By Alan Baldwin
LONDON (Reuters) – Sam Bird is the only driver to have won a race in every Formula E season so far but, after six years in the electric series, the Briton wants much more as he prepares for a fresh start with Jaguar next month.
Formula E now has full FIA world championship status and Bird, 33, believes he can fly high after moving from Envision Virgin Racing.
“I’m not just satisfied with getting a win every year,” he told Reuters from Spain where Formula E has had pre-season testing.
“It’s a nice accolade that I am the only driver to do that but that’s all it is. It’s just a nice little accolade. I want to be able to take home a world championship. That is the ultimate goal.”
Bird said he felt he was joining Jaguar at the right time after first having talks with the manufacturer in season three.
Jaguar ended the 2019-20 season seventh of the 12 teams but tasted victory with New Zealander Mitch Evans in Mexico last February.
Bird, who won last season’s opening race in Saudi Arabia but ended up 10th overall at the end of a year disrupted by the COVID-19 pandemic, hoped for a more sustained challenge this time.
“I hope that this year is the turning point,” he said. “There’ll be ups and down throughout the season but let’s see what we can do. The aim was to come here and challenge for wins with Jaguar straight away.”
STRONGEST GRID
A Mercedes F1 reserve driver in 2013, the year now-seven times world champion Lewis Hamilton came on board, Bird felt Formula E could hold its head up in any comparison with grand prix racing.
“When I look at that (Formula E) grid I genuinely believe hand on heart that it’s the strongest grid in the world,” he said.
“Some people may disagree, some people clearly would think that Formula One is and that’s absolutely fine. But I genuinely believe that Formula E right now, with the grid they’ve got, is the strongest pound for pound grid on the planet.
“It makes for spectacular racing, it’s super-difficult to be competitive all the time and that’s why I love being in Formula E. It isn’t a graveyard for ex-F1 drivers that have lost a couple of tenths.”
Bird cited the example of 2019 Formula Two champion Nyck de Vries who moved straight to Formula E as a Mercedes works driver.
Other rivals include Belgian Stoffel Vandoorne, a former McLaren driver now with Mercedes in Formula E, world endurance champion Sebastien Buemi and triple German Touring Car (DTM) champion Rene Rast.
There were eight different winners in 11 races last season.
“Lewis and (Red Bull’s) Max (Verstappen) and (Ferrari’s) Charles (Leclerc) and some of the guys in F1 are outrageous, super-talented,” said Bird.
“But below that there’s no reason why the 24 guys in Formula E could not do the same job as a lot of the guys in Formula One.”

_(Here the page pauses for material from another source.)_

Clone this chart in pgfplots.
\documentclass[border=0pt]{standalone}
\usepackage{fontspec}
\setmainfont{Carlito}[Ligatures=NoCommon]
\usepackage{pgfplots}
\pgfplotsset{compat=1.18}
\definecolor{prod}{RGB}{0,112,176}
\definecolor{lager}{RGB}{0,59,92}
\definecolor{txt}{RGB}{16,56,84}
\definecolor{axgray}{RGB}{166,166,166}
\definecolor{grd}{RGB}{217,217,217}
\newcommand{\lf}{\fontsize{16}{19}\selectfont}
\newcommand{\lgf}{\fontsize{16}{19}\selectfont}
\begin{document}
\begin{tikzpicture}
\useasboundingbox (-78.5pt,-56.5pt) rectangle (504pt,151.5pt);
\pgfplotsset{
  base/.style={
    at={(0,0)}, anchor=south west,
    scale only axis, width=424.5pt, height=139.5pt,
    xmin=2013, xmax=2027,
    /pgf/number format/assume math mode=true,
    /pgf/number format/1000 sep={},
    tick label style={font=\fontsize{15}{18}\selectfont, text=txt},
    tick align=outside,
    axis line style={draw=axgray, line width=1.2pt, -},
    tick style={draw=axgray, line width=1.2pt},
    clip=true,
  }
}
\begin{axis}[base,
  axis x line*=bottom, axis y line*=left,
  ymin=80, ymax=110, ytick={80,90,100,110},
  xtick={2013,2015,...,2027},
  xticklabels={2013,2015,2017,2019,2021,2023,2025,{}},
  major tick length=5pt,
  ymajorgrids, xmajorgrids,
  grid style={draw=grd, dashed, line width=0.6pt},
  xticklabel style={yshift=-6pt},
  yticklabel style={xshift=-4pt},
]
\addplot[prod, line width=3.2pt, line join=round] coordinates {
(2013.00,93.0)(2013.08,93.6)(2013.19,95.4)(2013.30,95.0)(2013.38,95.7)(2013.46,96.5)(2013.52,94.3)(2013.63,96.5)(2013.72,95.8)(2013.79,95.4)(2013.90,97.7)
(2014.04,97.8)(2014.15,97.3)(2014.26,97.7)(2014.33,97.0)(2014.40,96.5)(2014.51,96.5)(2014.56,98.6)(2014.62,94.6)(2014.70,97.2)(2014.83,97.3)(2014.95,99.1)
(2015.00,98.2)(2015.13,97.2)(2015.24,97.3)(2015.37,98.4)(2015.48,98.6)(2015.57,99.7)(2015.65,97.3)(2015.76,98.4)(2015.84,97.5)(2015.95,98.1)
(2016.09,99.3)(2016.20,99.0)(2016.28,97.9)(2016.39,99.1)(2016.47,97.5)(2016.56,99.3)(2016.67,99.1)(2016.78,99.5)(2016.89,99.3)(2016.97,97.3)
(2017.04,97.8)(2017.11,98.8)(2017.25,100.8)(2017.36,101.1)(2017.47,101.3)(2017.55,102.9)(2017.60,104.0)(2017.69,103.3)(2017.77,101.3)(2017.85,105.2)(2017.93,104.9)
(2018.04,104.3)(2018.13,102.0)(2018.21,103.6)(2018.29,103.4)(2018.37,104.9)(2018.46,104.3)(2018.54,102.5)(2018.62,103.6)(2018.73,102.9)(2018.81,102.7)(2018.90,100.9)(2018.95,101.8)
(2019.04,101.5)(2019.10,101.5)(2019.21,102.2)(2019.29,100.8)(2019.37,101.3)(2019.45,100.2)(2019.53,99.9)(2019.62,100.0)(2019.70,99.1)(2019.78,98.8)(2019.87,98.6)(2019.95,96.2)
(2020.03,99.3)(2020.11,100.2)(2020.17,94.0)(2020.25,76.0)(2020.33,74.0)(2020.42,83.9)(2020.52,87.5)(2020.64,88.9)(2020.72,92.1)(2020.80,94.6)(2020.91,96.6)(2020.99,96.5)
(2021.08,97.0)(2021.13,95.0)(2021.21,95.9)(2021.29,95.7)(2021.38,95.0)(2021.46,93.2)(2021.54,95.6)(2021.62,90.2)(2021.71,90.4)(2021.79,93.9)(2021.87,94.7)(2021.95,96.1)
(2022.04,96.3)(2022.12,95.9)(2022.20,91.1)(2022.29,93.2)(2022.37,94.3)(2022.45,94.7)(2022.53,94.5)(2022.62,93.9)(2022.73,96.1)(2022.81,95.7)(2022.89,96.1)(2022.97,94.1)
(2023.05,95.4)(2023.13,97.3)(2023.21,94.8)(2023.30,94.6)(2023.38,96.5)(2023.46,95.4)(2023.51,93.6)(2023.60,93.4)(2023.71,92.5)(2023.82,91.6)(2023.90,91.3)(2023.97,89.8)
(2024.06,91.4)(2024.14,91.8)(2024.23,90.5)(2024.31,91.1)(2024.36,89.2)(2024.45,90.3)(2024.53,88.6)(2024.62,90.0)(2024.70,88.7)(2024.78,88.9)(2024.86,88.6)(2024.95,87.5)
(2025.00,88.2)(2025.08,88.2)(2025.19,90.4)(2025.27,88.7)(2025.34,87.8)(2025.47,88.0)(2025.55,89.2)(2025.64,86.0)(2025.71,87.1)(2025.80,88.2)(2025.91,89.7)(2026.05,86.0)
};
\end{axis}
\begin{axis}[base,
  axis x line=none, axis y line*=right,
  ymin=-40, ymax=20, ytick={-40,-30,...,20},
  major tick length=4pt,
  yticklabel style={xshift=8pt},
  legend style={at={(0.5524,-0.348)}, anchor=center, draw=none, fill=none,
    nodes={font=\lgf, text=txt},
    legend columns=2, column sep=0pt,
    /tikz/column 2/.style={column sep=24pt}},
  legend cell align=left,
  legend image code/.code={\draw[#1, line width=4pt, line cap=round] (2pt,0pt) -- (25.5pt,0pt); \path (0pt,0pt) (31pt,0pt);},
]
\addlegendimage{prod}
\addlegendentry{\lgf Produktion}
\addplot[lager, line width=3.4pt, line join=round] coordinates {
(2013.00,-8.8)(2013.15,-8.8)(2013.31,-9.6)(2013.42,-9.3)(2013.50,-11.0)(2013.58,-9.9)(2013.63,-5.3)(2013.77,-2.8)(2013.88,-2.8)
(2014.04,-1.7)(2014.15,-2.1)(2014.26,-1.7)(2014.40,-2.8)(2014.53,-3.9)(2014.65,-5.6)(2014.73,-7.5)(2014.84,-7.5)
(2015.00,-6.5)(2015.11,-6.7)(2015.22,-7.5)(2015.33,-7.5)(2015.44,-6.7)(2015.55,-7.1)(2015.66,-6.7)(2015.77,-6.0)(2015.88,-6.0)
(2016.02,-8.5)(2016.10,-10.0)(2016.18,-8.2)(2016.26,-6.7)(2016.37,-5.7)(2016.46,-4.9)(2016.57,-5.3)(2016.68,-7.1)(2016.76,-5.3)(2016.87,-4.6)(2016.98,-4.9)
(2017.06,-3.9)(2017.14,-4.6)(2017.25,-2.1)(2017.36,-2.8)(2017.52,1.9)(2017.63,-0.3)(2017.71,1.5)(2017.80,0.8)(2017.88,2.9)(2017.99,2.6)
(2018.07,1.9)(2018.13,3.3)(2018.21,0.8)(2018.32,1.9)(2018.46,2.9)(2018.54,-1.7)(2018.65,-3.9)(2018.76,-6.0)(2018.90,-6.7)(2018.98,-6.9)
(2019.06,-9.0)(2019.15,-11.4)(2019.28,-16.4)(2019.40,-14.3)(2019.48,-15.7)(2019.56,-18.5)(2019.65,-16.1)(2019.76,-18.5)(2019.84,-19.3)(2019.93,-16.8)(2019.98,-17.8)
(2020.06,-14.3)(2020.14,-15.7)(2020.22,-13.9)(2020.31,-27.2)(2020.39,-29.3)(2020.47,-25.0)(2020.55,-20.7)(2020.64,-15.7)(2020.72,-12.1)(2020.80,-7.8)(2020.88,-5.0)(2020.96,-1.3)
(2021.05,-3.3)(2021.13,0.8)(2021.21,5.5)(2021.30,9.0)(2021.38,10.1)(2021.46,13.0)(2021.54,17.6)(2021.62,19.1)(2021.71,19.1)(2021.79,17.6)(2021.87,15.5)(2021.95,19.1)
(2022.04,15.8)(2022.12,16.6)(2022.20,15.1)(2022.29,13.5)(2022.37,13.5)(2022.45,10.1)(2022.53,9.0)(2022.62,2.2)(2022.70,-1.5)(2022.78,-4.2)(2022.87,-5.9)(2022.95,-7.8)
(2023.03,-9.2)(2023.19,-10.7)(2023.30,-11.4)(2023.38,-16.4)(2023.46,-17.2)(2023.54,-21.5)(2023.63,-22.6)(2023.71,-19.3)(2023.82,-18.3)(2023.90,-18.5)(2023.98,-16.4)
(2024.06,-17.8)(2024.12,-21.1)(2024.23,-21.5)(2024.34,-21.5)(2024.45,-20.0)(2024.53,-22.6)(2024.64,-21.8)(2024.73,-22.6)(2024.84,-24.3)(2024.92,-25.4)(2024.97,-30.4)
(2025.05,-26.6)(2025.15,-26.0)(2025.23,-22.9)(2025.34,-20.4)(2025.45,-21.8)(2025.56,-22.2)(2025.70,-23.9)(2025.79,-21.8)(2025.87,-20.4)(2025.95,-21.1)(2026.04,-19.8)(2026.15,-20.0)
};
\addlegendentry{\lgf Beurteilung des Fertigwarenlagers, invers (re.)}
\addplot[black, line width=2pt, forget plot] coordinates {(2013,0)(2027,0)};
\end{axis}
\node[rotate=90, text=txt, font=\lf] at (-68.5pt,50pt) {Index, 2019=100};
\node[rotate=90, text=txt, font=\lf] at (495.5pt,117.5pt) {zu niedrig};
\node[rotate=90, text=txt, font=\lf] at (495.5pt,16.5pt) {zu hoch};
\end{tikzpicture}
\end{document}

Hamilton, absent from this weekend’s Sakhir GP after contracting COVID-19, has won 11 of 15 races this season in F1 and six of the last seven championships.
Bird doubted fans would ever see that degree of dominance in Formula E, even if Techeetah have won the last three drivers’ titles.
“We’ve had races where there’s three or four tenths between pole and last. So I think it’s very, very tricky to dominate Formula E,” he said.
The season starts in Chile on Jan. 16.